VISIBANTEN.COM, TANGERANG — Di tengah hiruk-pikuk modernitas Kota Tangerang yang terus berkembang, ada sebuah ritual yang tetap mengalir dengan tenang, mengingatkan masyarakat akan pentingnya melestarikan tradisi dan menghargai warisan budaya.
Setiap tahunnya, saat Festival Peh Cun digelar, masyarakat Tionghoa di Kota Tangerang mengadakan ritual memandikan Perahu Papak, sebuah prosesi sakral yang tidak hanya menyangkut pembersihan fisik, tetapi juga spiritual.
Ritual yang berlangsung di bawah cahaya bulan dan temaram lampion ini menyatukan generasi demi generasi dalam doa dan harapan untuk keselamatan, keberkahan, serta menjaga keseimbangan antara manusia, alam, dan leluhur.
Bacaan Lainnya:
Ritual yang Sarat Makna
Pada Jumat malam (29/05/2025) yang sarat dengan suasana khidmat, Perahu Papak—perahu tradisional yang biasanya digunakan dalam lomba perahu naga—menjadi pusat perhatian. Dalam ritual sakral ini, perahu dimandikan sebagai simbol penyucian, baik dari kotoran fisik maupun energi negatif.
Asap dupa mengepul, sementara alunan musik tradisional mengiringi setiap langkah prosesi, menciptakan suasana yang magis dan penuh kesakralan. Ritual ini, meskipun terlihat sederhana, memiliki makna yang dalam.

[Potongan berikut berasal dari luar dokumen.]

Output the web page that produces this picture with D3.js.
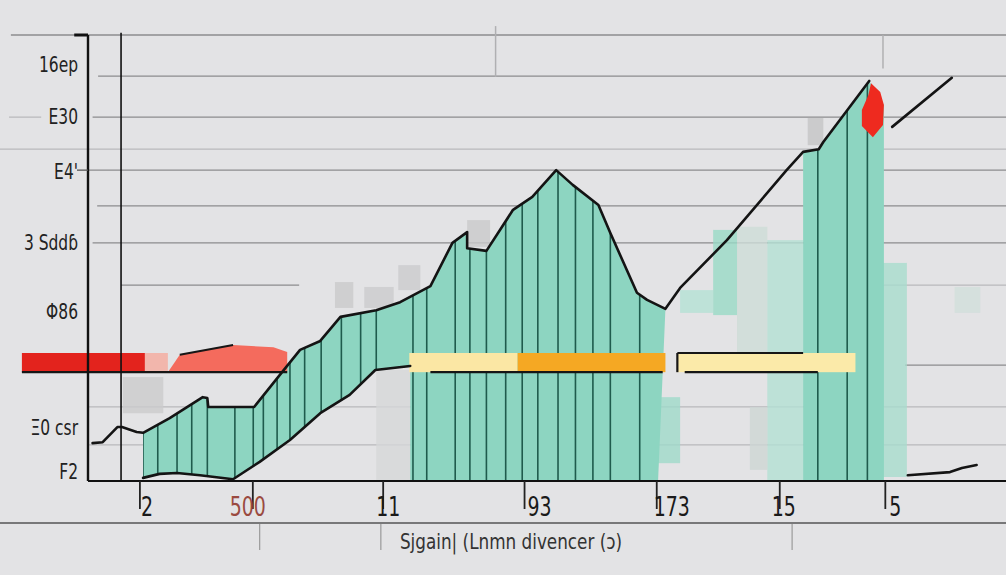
<!DOCTYPE html>
<html>
<head>
<meta charset="utf-8">
<script src="https://cdn.jsdelivr.net/npm/d3@7"></script>
<style>
  html, body { margin: 0; padding: 0; background: #e3e3e5; }
  svg { display: block; }
  text { font-family: "DejaVu Sans Condensed", "Liberation Sans", sans-serif; }
</style>
</head>
<body>
<svg id="chart" width="1006" height="575"></svg>
<script>
// ---------------- DATA ----------------
// main series (black line), [x, value]
const upperSeries = [
  [0.5, 8.5], [1.6, 8.7], [3.2, 12.1], [3.7, 12.1], [5.3, 11.0], [6.0, 10.8],
  [8.9, 14.1], [12.5, 18.8], [13.0, 18.6], [13.1, 16.6], [18.1, 16.6],
  [20.9, 23.8], [23.1, 29.4], [25.3, 31.4], [27.5, 36.8], [31.4, 38.3],
  [34.0, 40.1], [37.3, 43.7], [39.7, 53.4], [41.3, 55.8], [41.3, 52.2],
  [43.4, 51.6], [46.3, 60.8], [48.4, 63.7], [51.0, 69.7], [52.8, 66.4],
  [55.6, 61.9], [56.9, 55.6], [59.8, 42.2], [60.9, 40.6], [62.9, 38.6],
  [64.5, 43.3], [69.6, 54.0], [76.1, 69.7], [77.9, 73.8], [79.6, 74.4],
  [80.1, 76.0], [85.1, 89.7]
];
// lower boundary series (black line under the left band)
const lowerSeries = [
  [6.0, 0.7], [7.8, 1.6], [9.7, 1.8], [12.2, 1.3], [15.8, 0.4], [18.7, 4.3],
  [22.0, 9.2], [25.3, 15.2], [28.5, 19.3], [31.3, 24.9], [35.1, 25.8]
];
// secondary trailing series
const trendSeries = [[87.6, 79.4], [94.1, 90.4]];
const tailSeries = [[89.3, 1.3], [93.9, 2.0], [95.2, 2.9], [96.8, 3.6]];

// bar separators (x of each bar edge)
const barEdges = [6.0, 7.6, 9.7, 11.3, 13.0, 16.0, 18.0, 19.1, 20.6, 22.0, 23.6,
  25.4, 27.6, 29.7, 31.4, 35.4, 36.9, 40.0, 41.6, 43.4, 45.5, 47.3, 49.0, 51.2,
  53.1, 55.0, 56.9, 60.1, 79.5, 82.7, 84.9];

// horizontal range bands [x0, x1, low, high]
const bandRed    = [-7.2, 6.2, 24.4, 28.7];
const bandPink   = [6.2, 8.7, 24.4, 28.7];
const bandSalmon = [[8.7, 24.4], [10.0, 28.3], [15.8, 30.5], [20.2, 30.0], [21.7, 28.9], [21.7, 24.4]];
const bandYellow = [35.0, 46.8, 24.4, 28.7];
const bandOrange = [46.8, 62.9, 24.4, 28.7];
const bandYellow2 = [64.2, 83.6, 24.4, 28.7];

// peak marker
const peakMarker = [[85.3, 89.2], [86.3, 87.2], [86.7, 84.3], [86.6, 79.8], [85.5, 77.1], [84.3, 79.6], [84.3, 83.2], [85.0, 86.5]];

// faint background columns [x0, x1, low, high]
const ghostCols = [
  [62.0, 64.5, 4.0, 18.8], [64.5, 68.1, 37.7, 42.8], [68.1, 70.7, 37.2, 56.3],
  [70.7, 74.0, 27.8, 57.0], [74.0, 77.9, 0.2, 54.0], [72.1, 74.0, 2.5, 16.6],
  [86.6, 89.2, 0.9, 48.9], [94.4, 97.2, 37.7, 43.5], [31.4, 35.1, 0, 24.9],
  [3.8, 8.2, 15.2, 23.3], [26.9, 28.9, 38.8, 44.6], [30.1, 33.3, 38.8, 43.5],
  [33.8, 36.2, 42.8, 48.4], [41.3, 43.8, 52.5, 58.5], [78.4, 80.1, 75.3, 81.4]
];

// gridlines [value, x0, x1, strong]
const gridLines = [
  [100, -8.4, 100, 1], [90.8, 1.1, 100, 1], [81.6, 0.5, 100, 1], [74.4, -9.6, 100, 0],
  [69.7, 0, 100, 1], [61.7, 1.0, 100, 1], [53.4, 0.5, 100, 1], [43.9, 3.6, 23.0, 1],
  [43.9, 86.6, 100, 0], [26.0, 89.0, 100, 1], [16.6, 0, 100, 0], [8.1, 0, 100, 0],
  [81.6, -8.6, -5.1, 0]
];

// tick labels
const yTickValues = [93.3, 81.6, 69.3, 53.4, 37.9, 11.9, 2.0];
const yTickLabels = ["16ep", "E30", "E4'", "3 Sddɓ", "Φ86", "Ξ0 csr", "F2"];
const xTickValues = [5.6, 17.9, 32.1, 47.5, 61.9, 75.3, 86.8];
const xTickLabels = ["2", "500", "11", "93", "173", "15", "5"];
const xLabelShift = [7, -5, 5, 15, 15, 4, 10];
const xTitle = "Sjgain| (Lnmn divencer (\u0254)";

// ---------------- STYLE ----------------
const ghostFill = ["#9fdac9", "#b4e1d4", "#98d9c6", "#cddcd7", "#b3e0d3", "#cdd6d3",
  "#a8dccd", "#d1dfdb", "#d6d7d8", "#cacacc", "#c9c9cb", "#cbcbcd", "#cbcbcd", "#c9c9cb", "#c4c4c6"];

// ---------------- CHART ----------------
const svg = d3.select("#chart");
const x = d3.scaleLinear().domain([0, 100]).range([88, 1006]);
const y = d3.scaleLinear().domain([0, 100]).range([481, 35]);
const line = d3.line().x(d => x(d[0])).y(d => y(d[1]));

// gridlines
svg.append("g").selectAll("line").data(gridLines).join("line")
  .attr("x1", d => x(d[1])).attr("x2", d => x(d[2]))
  .attr("y1", d => y(d[0])).attr("y2", d => y(d[0]))
  .attr("stroke", d => d[3] ? "#8c8c8e" : "#b9b9bb")
  .attr("stroke-width", 1.3);

// faint verticals near top
svg.append("g").selectAll("line").data([[44.4, 102, 90.6], [86.6, 100, 92.5]]).join("line")
  .attr("x1", d => x(d[0])).attr("x2", d => x(d[0]))
  .attr("y1", d => y(d[1])).attr("y2", d => y(d[2]))
  .attr("stroke", "#b0b0b2").attr("stroke-width", 1.5);

// ghost columns
svg.append("g").selectAll("rect").data(ghostCols).join("rect")
  .attr("x", d => x(d[0])).attr("width", d => x(d[1]) - x(d[0]))
  .attr("y", d => y(d[3])).attr("height", d => y(d[2]) - y(d[3]))
  .attr("fill", (d, i) => ghostFill[i]).attr("opacity", 0.8);

// teal area polygons built from series
const idxMidEnd = upperSeries.findIndex(d => d[0] === 62.9);
const leftStart = upperSeries.findIndex(d => d[0] === 6.0);
const areaMain = upperSeries.slice(leftStart, idxMidEnd + 1)
  .concat([[62.1, 0], [35.1, 0]])
  .concat(lowerSeries.slice().reverse());
const rightStart = upperSeries.findIndex(d => d[0] === 77.9);
const areaRight = upperSeries.slice(rightStart)
  .concat([peakMarker[2], [peakMarker[2][0], 0], [77.9, 0]]);

const defs = svg.append("defs");
const clip = defs.append("clipPath").attr("id", "tealClip");
clip.append("path").attr("d", line(areaMain) + "Z");
clip.append("path").attr("d", line(areaRight) + "Z");

const teal = svg.append("g");
teal.append("path").attr("d", line(areaMain) + "Z").attr("fill", "#8dd5c1");
teal.append("path").attr("d", line(areaRight) + "Z").attr("fill", "#8dd5c1");

// bar separators
svg.append("g").attr("clip-path", "url(#tealClip)")
  .selectAll("line").data(barEdges).join("line")
  .attr("x1", d => x(d)).attr("x2", d => x(d))
  .attr("y1", y(0)).attr("y2", y(100))
  .attr("stroke", "#1f5b4d").attr("stroke-width", 1.6);

// bands
const bands = svg.append("g");
const bandRect = (b, fill) => bands.append("rect")
  .attr("x", x(b[0])).attr("width", x(b[1]) - x(b[0]))
  .attr("y", y(b[3])).attr("height", y(b[2]) - y(b[3])).attr("fill", fill);
bandRect(bandRed, "#e3231d");
bandRect(bandPink, "#f2b6ac");
bands.append("path").attr("d", line(bandSalmon) + "Z").attr("fill", "#f46b5d");
bandRect(bandYellow, "#fbe7a4");
bandRect(bandOrange, "#f5a823");
bandRect(bandYellow2, "#fbeaa9");

// band outlines
const outline = [
  [[bandRed[0], bandRed[2]], [bandSalmon[5][0], bandRed[2]]],
  [bandSalmon[1], bandSalmon[2]],
  [[37.3, bandYellow[2]], [62.6, bandYellow[2]]],
  [[bandYellow2[0], bandYellow2[3]], [77.9, bandYellow2[3]]],
  [[65.0, bandYellow2[2]], [79.5, bandYellow2[2]]],
  [[bandYellow2[0], bandYellow2[3]], [bandYellow2[0], bandYellow2[2]]]
];
svg.append("g").selectAll("path").data(outline).join("path")
  .attr("d", line).attr("fill", "none").attr("stroke", "#161616").attr("stroke-width", 2.2);

// peak marker
svg.append("path").attr("d", line(peakMarker) + "Z").attr("fill", "#ee2a1f");

// lines
const lines = svg.append("g").attr("fill", "none").attr("stroke", "#141414")
  .attr("stroke-width", 2.6).attr("stroke-linejoin", "round").attr("stroke-linecap", "round");
lines.append("path").attr("d", line(upperSeries));
lines.append("path").attr("d", line(lowerSeries));
lines.append("path").attr("d", line(trendSeries));
lines.append("path").attr("d", line(tailSeries));

// axes lines
svg.append("line").attr("x1", x(0)).attr("x2", x(0)).attr("y1", y(100)).attr("y2", y(0))
  .attr("stroke", "#111").attr("stroke-width", 2.4);
svg.append("line").attr("x1", x(-1.5)).attr("x2", x(0)).attr("y1", y(100)).attr("y2", y(100))
  .attr("stroke", "#111").attr("stroke-width", 3);
svg.append("line").attr("x1", x(-1.2)).attr("x2", x(0)).attr("y1", y(69.7)).attr("y2", y(69.7))
  .attr("stroke", "#555").attr("stroke-width", 1.3);
svg.append("line").attr("x1", x(3.6)).attr("x2", x(3.6)).attr("y1", y(100.5)).attr("y2", y(0))
  .attr("stroke", "#111").attr("stroke-width", 1.6);

// y axis labels
const yAxis = svg.append("g").attr("transform", `translate(${x(0)},0)`)
  .call(d3.axisLeft(y).tickValues(yTickValues).tickFormat((d, i) => yTickLabels[i]).tickSize(0).tickPadding(10));
yAxis.select(".domain").remove();
yAxis.selectAll("text").attr("font-size", 21).attr("fill", "#222")
  .attr("x", 0).attr("transform", "translate(-10,0) scale(0.82,1)");

// x axis
const xAxis = svg.append("g").attr("transform", `translate(0,${y(0)})`)
  .call(d3.axisBottom(x).tickValues(xTickValues).tickFormat((d, i) => xTickLabels[i]).tickSize(28));
xAxis.select(".domain").attr("stroke", "#111").attr("stroke-width", 2.2).attr("d", `M${x(0)},0H1006`);
xAxis.selectAll(".tick line").attr("stroke", "#222").attr("stroke-width", 1.8);
xAxis.selectAll("text").attr("font-size", 27).attr("fill", (d, i) => i === 1 ? "#9a4a40" : "#1a1a1a")
  .attr("x", 0).attr("y", 0).attr("dy", 0)
  .attr("transform", (d, i) => `translate(${xLabelShift[i]},35) scale(0.78,1)`);

// lower rule and title
svg.append("line").attr("x1", 0).attr("x2", 1006).attr("y1", 523).attr("y2", 523)
  .attr("stroke", "#555").attr("stroke-width", 1.6);
svg.append("g").selectAll("line").data([18.7, 31.9, 76.7]).join("line")
  .attr("x1", d => x(d)).attr("x2", d => x(d)).attr("y1", 524).attr("y2", 550)
  .attr("stroke", "#9a9a9a").attr("stroke-width", 1.2);
svg.append("text").attr("x", 0).attr("y", 0).attr("text-anchor", "middle")
  .attr("transform", "translate(511,549) scale(0.85,1)")
  .attr("font-size", 22).attr("fill", "#333").text(xTitle);
</script>
</body>
</html>
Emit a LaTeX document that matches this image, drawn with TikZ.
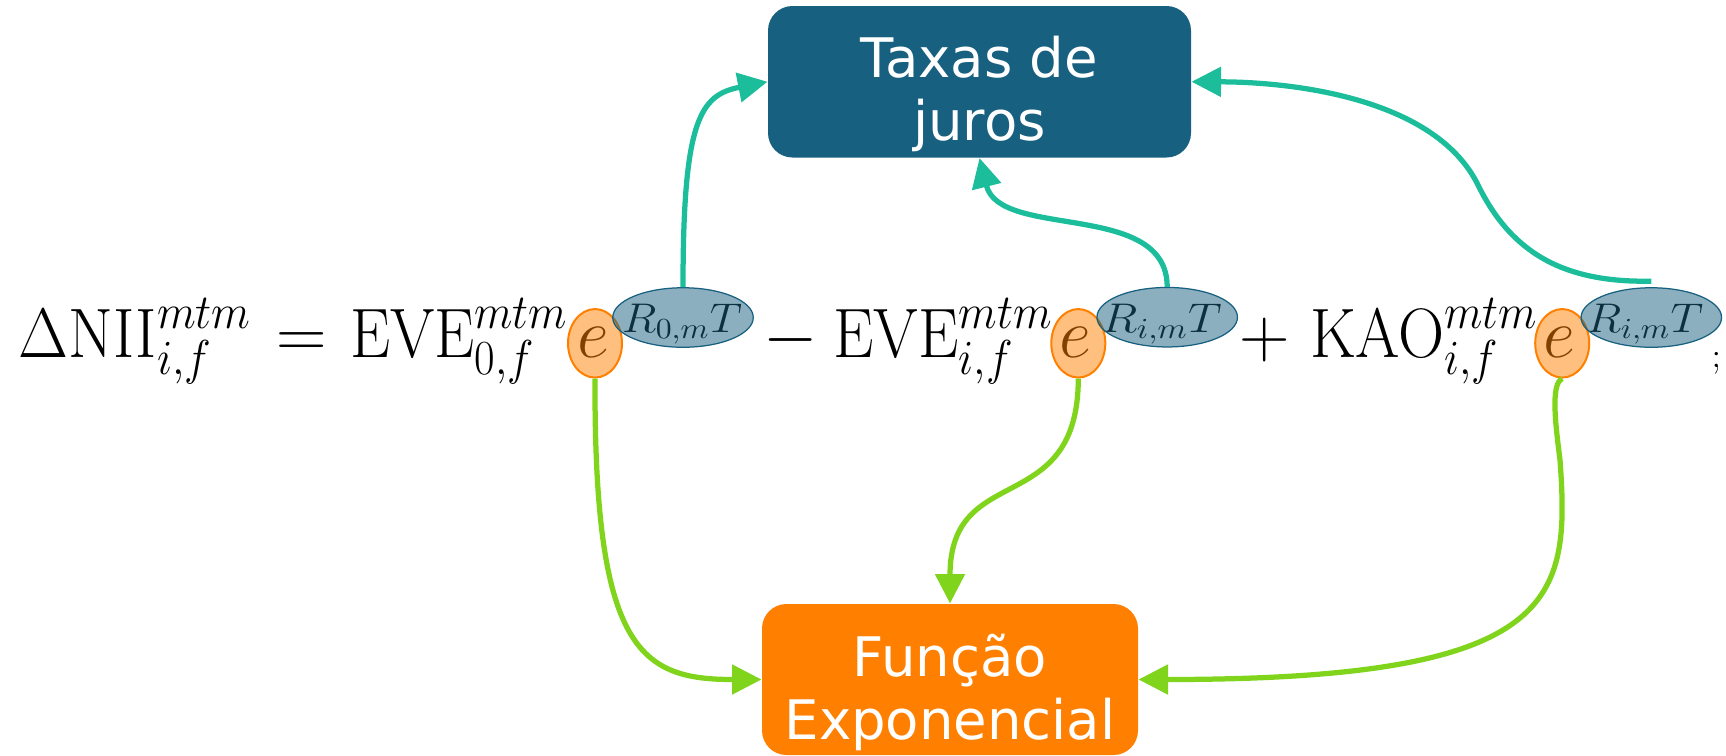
\RequirePackage{fix-cm}
\documentclass[tikz,border=0pt]{standalone}
\usepackage[no-math]{fontspec}
\usepackage{graphicx}
\usetikzlibrary{arrows.meta,shapes.geometric}
\newfontfamily\boxfont{DejaVu Sans}
\definecolor{taxasblue}{RGB}{24,96,128}
\definecolor{funcorange}{RGB}{255,128,0}
\definecolor{tealc}{RGB}{27,189,155}
\definecolor{greenc}{RGB}{128,212,28}
\newcommand\eqw[2]{\resizebox{#1}{\height}{$#2$}}
\begin{document}
\begin{tikzpicture}[x=0.4pt,y=-0.4pt,
 eqpart/.style={inner sep=0pt, outer sep=0pt, font=\fontsize{28}{34}\selectfont},
 exppart/.style={inner sep=0pt, outer sep=0pt, font=\fontsize{16.6}{20}\selectfont},
 ovalorange/.style={ellipse, draw=funcorange, line width=0.8pt, fill=funcorange, fill opacity=0.5, minimum width=21.6pt, minimum height=27.4pt, inner sep=0pt},
 ovalblue/.style={ellipse, draw=taxasblue, line width=0.5pt, fill=taxasblue, fill opacity=0.5, minimum width=56.2pt, minimum height=23.8pt, inner sep=0pt},
 boxnode/.style={rectangle, rounded corners=9.8pt, inner sep=0pt, draw=none},
 boxtext/.style={text=white, align=center, inner sep=0pt, font=\boxfont\fontsize{21.8}{25.2}\selectfont},
 conn/.style={line width=2.1pt, -{Triangle[length=11.8pt,width=11.6pt]}},
 tealconn/.style={conn, draw=tealc},
 greenconn/.style={conn, draw=greenc}]
\useasboundingbox (0,0) rectangle (1726,755);

% boxes
\node[boxnode, fill=taxasblue, minimum width=169.2pt, minimum height=60.6pt] (taxas) at (979.5,81.75) {};
\node[boxtext, anchor=north] (taxastxt) at (979.5,36) {Taxas de\\juros};
\node[boxnode, fill=funcorange, minimum width=150.4pt, minimum height=60.4pt] (funcao) at (950,679.5) {};
\node[boxtext, anchor=north] (funcaotxt) at (950,633.5) {Função\\Exponencial};

% equation
\node[eqpart, anchor=base west] (nii) at (18.3,357) {\eqw{93.4pt}{\Delta\mathrm{NII}^{mtm}_{i,f}}};
\node[eqpart, anchor=base] (eqsign) at (301.7,357) {$=$};
\node[eqpart, anchor=base west] (eve0) at (350,357) {\eqw{87.3pt}{\mathrm{EVE}^{mtm}_{0,f}}};
\node[eqpart, anchor=base] (e1) at (593.5,357) {$e$};
\node[exppart, anchor=base west] (r1) at (622,332) {\eqw{48pt}{R_{0,m}T}};
\node[eqpart, anchor=base] (minus) at (790.5,357) {$-$};
\node[eqpart, anchor=base west] (evei) at (833.3,357) {\eqw{87.9pt}{\mathrm{EVE}^{mtm}_{i,f}}};
\node[eqpart, anchor=base] (e2) at (1075.5,357) {$e$};
\node[exppart, anchor=base west] (r2) at (1101.7,332) {\eqw{48pt}{R_{i,m}T}};
\node[eqpart, anchor=base] (plus) at (1265,357) {$+$};
\node[eqpart, anchor=base west] (kao) at (1310,357) {\eqw{91.3pt}{\mathrm{KAO}^{mtm}_{i,f}}};
\node[eqpart, anchor=base] (e3) at (1559,357) {$e$};
\node[exppart, anchor=base west] (r3) at (1586.7,332) {\eqw{46.6pt}{R_{i,m}T}};
\begin{scope}
\clip (1700,330) rectangle (1717,385);
\node[inner sep=0pt, anchor=base west, font=\fontsize{14}{16}\selectfont] (semi) at (1711,367) {$;$};
\end{scope}

% highlight ovals
\node[ovalorange] (o1) at (595,343.3) {};
\node[ovalblue] (b1) at (683,317.5) {};
\node[ovalorange] (o2) at (1078.3,343.3) {};
\node[ovalblue] (b2) at (1167.2,317.2) {};
\node[ovalorange] (o3) at (1562.2,343.3) {};
\node[ovalblue] (b3) at (1651.3,317.5) {};

% connectors
\draw[tealconn] (b1.north) .. controls (683,120) and (700,95) .. (taxas.west);
\draw[tealconn] (b2.north) .. controls (1167,200) and (1000,240) .. (taxas.south);
\draw[tealconn] ([yshift=2.4pt]b3.north) .. controls (1560,283) and (1510,250) .. (1478,185) .. controls (1436.4,100.5) and (1300,82) .. (taxas.east);
\draw[greenconn] (o1.south) .. controls (594,650) and (640,679.5) .. (funcao.west);
\draw[greenconn] (o2.south) .. controls (1078,520) and (950,460) .. (funcao.north);
\draw[greenconn] (o3.south) .. controls (1550,384) and (1556,428) .. (1560,460) .. controls (1570,600) and (1560,679.5) .. (funcao.east);
\end{tikzpicture}
\end{document}
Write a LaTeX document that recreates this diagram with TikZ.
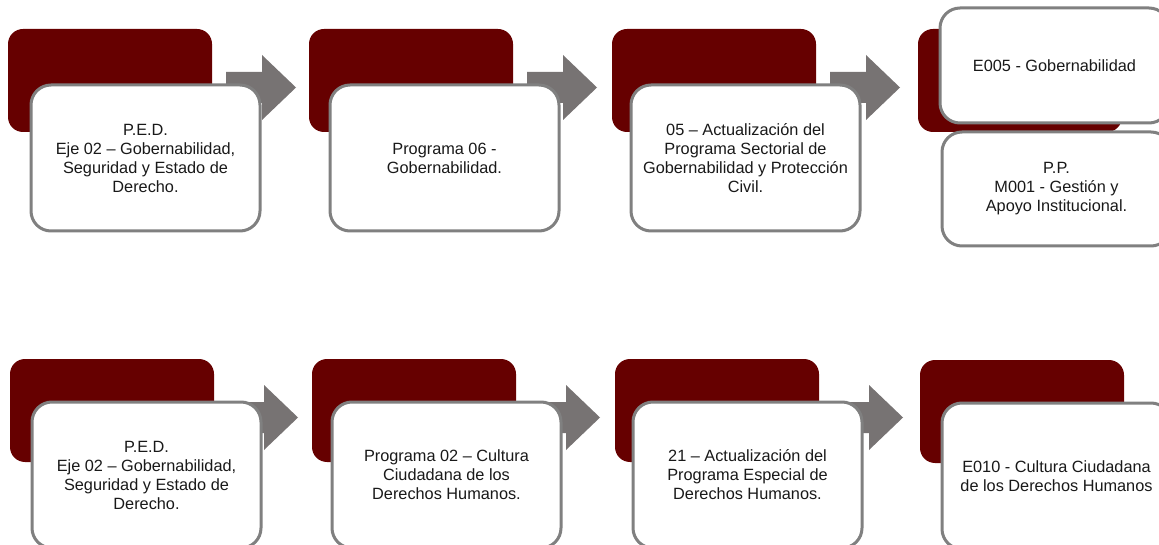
\documentclass[tikz,border=0pt]{standalone}
\usepackage{fontspec}
\setmainfont{Liberation Sans}
\usetikzlibrary{calc}
\definecolor{darkred}{RGB}{102,0,0}
\definecolor{arrowgray}{RGB}{119,115,115}
\definecolor{bordergray}{RGB}{128,128,128}
\tikzset{
  redbox/.style={fill=darkred, draw=none, rounded corners=15pt, minimum width=204pt, minimum height=103pt, anchor=north west, inner sep=0pt, outer sep=0pt},
  whitebox/.style={fill=white, draw=bordergray, line width=3pt, rounded corners=20pt, minimum width=229pt, minimum height=146pt, anchor=north west, inner sep=0pt, outer sep=0pt, align=center, font=\fontsize{16.3}{19}\selectfont, text=black!90},
  blockarrow/.style={fill=arrowgray, draw=none}
}
\newcommand{\myarrow}[2]{%
  \fill[blockarrow] ($(#1.north east)+(14,43)$) coordinate (#2) -- ++(36,0) -- ++(0,-17) -- ++(34,32.5) -- ++(-34,32.5) -- ++(0,-17) -- ++(-36,0) -- cycle;}
\begin{document}
\begin{tikzpicture}[x=1pt,y=-1pt]
\useasboundingbox (0,0) rectangle (1159,545);
\clip (0,0) rectangle (1159,545);
% top row
\node[redbox] (r1) at (8,29) {};
\node[redbox] (r2) at (309,29) {};
\node[redbox] (r3) at (612,29) {};
\node[redbox] (r4) at (918,29) {};
\myarrow{r1}{a1}
\myarrow{r2}{a2}
\myarrow{r3}{a3}
\node[whitebox] (w1) at (31,85) {P.E.D.\\Eje 02 – Gobernabilidad,\\Seguridad y Estado de\\Derecho.};
\node[whitebox] (w2) at (330,85) {Programa 06 -\\Gobernabilidad.};
\node[whitebox] (w3) at (631,85) {05 – Actualización del\\Programa Sectorial de\\Gobernabilidad y Protección\\Civil.};
\node[whitebox, minimum height=115pt] (w4a) at (940,8) {E005 - Gobernabilidad};
\node[whitebox, minimum height=114pt] (w4b) at (942,132) {P.P.\\M001 - Gestión y\\Apoyo Institucional.};
% bottom row
\node[redbox] (r5) at (10,359) {};
\node[redbox] (r6) at (312,359) {};
\node[redbox] (r7) at (615,359) {};
\node[redbox] (r8) at (920,360) {};
\myarrow{r5}{a5}
\myarrow{r6}{a6}
\myarrow{r7}{a7}
\node[whitebox] (w5) at (32,402) {P.E.D.\\Eje 02 – Gobernabilidad,\\Seguridad y Estado de\\Derecho.};
\node[whitebox] (w6) at (332,402) {Programa 02 – Cultura\\Ciudadana de los\\Derechos Humanos.};
\node[whitebox] (w7) at (633,402) {21 – Actualización del\\Programa Especial de\\Derechos Humanos.};
\node[whitebox] (w8) at (942,403) {E010 - Cultura Ciudadana\\de los Derechos Humanos};
\end{tikzpicture}
\end{document}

Js Yap Cun Goan, rohaniawan yang memimpin prosesi, menjelaskan bahwa memandikan Perahu Papak dengan air Sungai Cisadane yang telah diberkahi adalah bentuk penghormatan kepada leluhur sekaligus simbol penyucian.
“Ritual malam ini adalah bentuk penghormatan kepada leluhur dan simbol penyucian. Kita membersihkan perahu dari kotoran fisik, tapi juga dari energi negatif,” ujar beliau, menegaskan bahwa ritual ini lebih dari sekadar tradisi fisik—itu adalah sarana untuk pembersihan spiritual dan pembersihan jiwa.